Die Härte oder auch Notwendigkeit, vor die sich der Mensch hier gestellt sieht, ist die nur sehr langsam wachsende Einsicht, dass er sich in einem Geflecht von Abbildern verfangen hat, die er für Wirklichkeit hält, die ihn aber letztlich nicht befriedigen und seine Sehnsucht nach Leben nur noch mehr antreiben.
Leben, ein Prozessgeschehen aus der Liebe zum Handeln.
Liebe zu welchem Handeln? Die seelische Beobachtung kann Dir die Antwort darauf geben, sofern Du ihr ein inneres Freigehege überlässt, in dem Selbstgewissheiten aus den Vorstellungen, die zunächst Deine Welt sind, heranreifen können. Heranreifen dann, wenn Du die Vorstellungen, die Du Dir bildest nicht missbrauchst, um damit Urteile über andere Menschen zum Ausdruck zu bringen, sondern um Dich an diesen Vorstellungen zu erinnern wer Du selber bist. Es ist leichter über gewisse Vorstellungen einem anderen Menschen so dies und das anzuheften, als sich in diesen Vorstellungen, in der Art wie Du sie bildest, was Du einschliesst, was Du ausschliesst, sich selber zu erblicken.

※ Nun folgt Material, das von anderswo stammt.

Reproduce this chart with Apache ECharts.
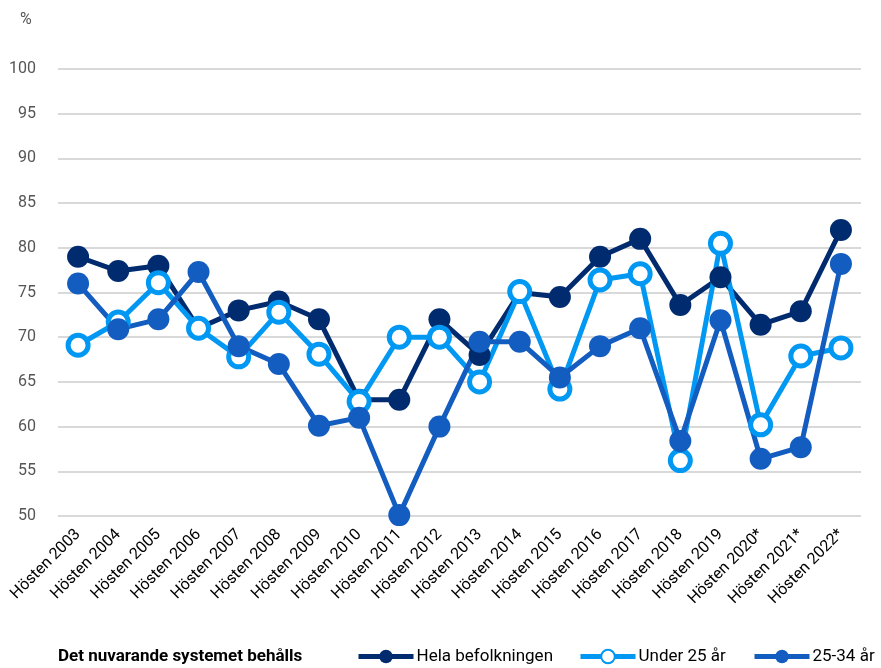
<!DOCTYPE html>
<html>
<head>
<meta charset="utf-8">
<script src="https://cdn.jsdelivr.net/npm/echarts@6/dist/echarts.min.js"></script>
<style>
html, body { margin: 0; padding: 0; background: #fff; }
#echart { width: 881px; height: 668px; }
</style>
</head>
<body>
<div id="echart"></div>
<script>
var categories = ['Hösten 2003', 'Hösten 2004', 'Hösten 2005', 'Hösten 2006', 'Hösten 2007', 'Hösten 2008', 'Hösten 2009', 'Hösten 2010', 'Hösten 2011', 'Hösten 2012', 'Hösten 2013', 'Hösten 2014', 'Hösten 2015', 'Hösten 2016', 'Hösten 2017', 'Hösten 2018', 'Hösten 2019', 'Hösten 2020*', 'Hösten 2021*', 'Hösten 2022*'];
var helaBefolkningen = [79, 77.4, 78, 71, 73, 74, 72, 63, 63, 72, 68, 75, 74.5, 79, 81, 73.6, 76.7, 71.4, 72.9, 82];
var under25 = [69.1, 71.7, 76.1, 71, 67.8, 72.8, 68.1, 62.8, 70, 70, 65, 75.1, 64.2, 76.4, 77.1, 56.2, 80.5, 60.2, 67.9, 68.8];
var ar25till34 = [76, 70.9, 72, 77.3, 69, 67, 60.1, 61, 50.1, 60, 69.5, 69.5, 65.5, 69, 71, 58.4, 71.9, 56.4, 57.7, 78.2];
var seriesNames = ['Hela befolkningen', 'Under 25 år', '25-34 år'];

var font = 'Roboto, sans-serif';
var navy = '#002b6e';
var light = '#0098f2';
var mid = '#135dc0';

// one legend per item so they sit where the reference has them
var legendLeft = [356, 578, 752];
var legends = seriesNames.map(function (name, i) {
    return {
        left: legendLeft[i],
        top: 648,
        padding: 0,
        itemWidth: 55,
        itemHeight: 17,
        lineStyle: { width: 5 },
        textStyle: { fontFamily: font, fontSize: 17, color: '#000', padding: [0, 0, 0, -2] },
        data: [name]
    };
});

var myChart = echarts.init(document.getElementById('echart'));
option = {
    animation: false,
    textStyle: { fontFamily: font },
    title: {
        text: 'Det nuvarande systemet behålls',
        left: 58,
        top: 648,
        padding: 0,
        textStyle: { fontFamily: font, fontSize: 17, fontWeight: 'bold', color: '#000' }
    },
    graphic: [{
        type: 'text',
        left: 20,
        top: 12,
        style: { text: '%', fontFamily: font, fontSize: 16, fill: '#555' }
    }],
    legend: legends,
    grid: {
        left: 58,
        right: 20,
        top: 69,
        bottom: 152
    },
    xAxis: {
        type: 'category',
        boundaryGap: true,
        data: categories,
        axisLine: { show: false },
        axisTick: { show: false },
        axisLabel: {
            rotate: 45,
            interval: 0,
            margin: 16,
            fontFamily: font,
            fontSize: 16,
            color: '#000'
        }
    },
    yAxis: {
        type: 'value',
        min: 50,
        max: 100,
        interval: 5,
        axisLine: { show: false },
        axisTick: { show: false },
        axisLabel: { fontFamily: font, fontSize: 16, color: '#555', margin: 22 },
        splitLine: { lineStyle: { color: '#d9d9d9', width: 2 } }
    },
    series: [
        {
            name: seriesNames[0],
            type: 'line',
            data: helaBefolkningen,
            symbol: 'circle',
            symbolSize: 22,
            lineStyle: { color: navy, width: 5 },
            itemStyle: { color: navy }
        },
        {
            name: seriesNames[1],
            type: 'line',
            data: under25,
            symbol: 'circle',
            symbolSize: 20,
            lineStyle: { color: light, width: 5 },
            itemStyle: { color: '#fff', borderColor: light, borderWidth: 5 }
        },
        {
            name: seriesNames[2],
            type: 'line',
            data: ar25till34,
            symbol: 'circle',
            symbolSize: 22,
            lineStyle: { color: mid, width: 5 },
            itemStyle: { color: mid }
        }
    ]
};
myChart.setOption(option);
</script>
</body>
</html>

In seinem Spätwerk spricht Rudolf Steiner davon Geisterinnern zu üben, in seinem Frühwerk beschreibt er wie Du über die seelische Beobachtung Deinen Weg zu eben diesem Geisterinnern finden kannst.
Ohne Selbsterkenntnis, die aus dem Geisterinnern hervorgehen kann, lässt sich kein wirklich nachhaltig förderlicher Umgang unter den Menschen begründen, lassen sich gegenwärtige soziale Ordnungen, wo auch immer heute auf der Welt, nicht im Sinne von gelebtem Respekt vor der Würde jedweden anderen Menschen geistgemäss umgestalten. Das stösst hart auf, hart auf auch für mich, der ich dies jetzt schreibe.
Selbstgeburt voranzubringen ist kein Spaziergang. Vor der österlichen Auferstehung ist der Durchgang durch den Hades, die Todeswelt eigener Vorstellungen zu bewältigen, immer wieder und mit jedem weiteren Male vertiefter ...
Das scheint mir das zu sein, was Rudolf Steiner vorgelebt hat. Der Vogel Phönix will auf dem Weg über die seelische Beobachtung zum Fliegen gelangen.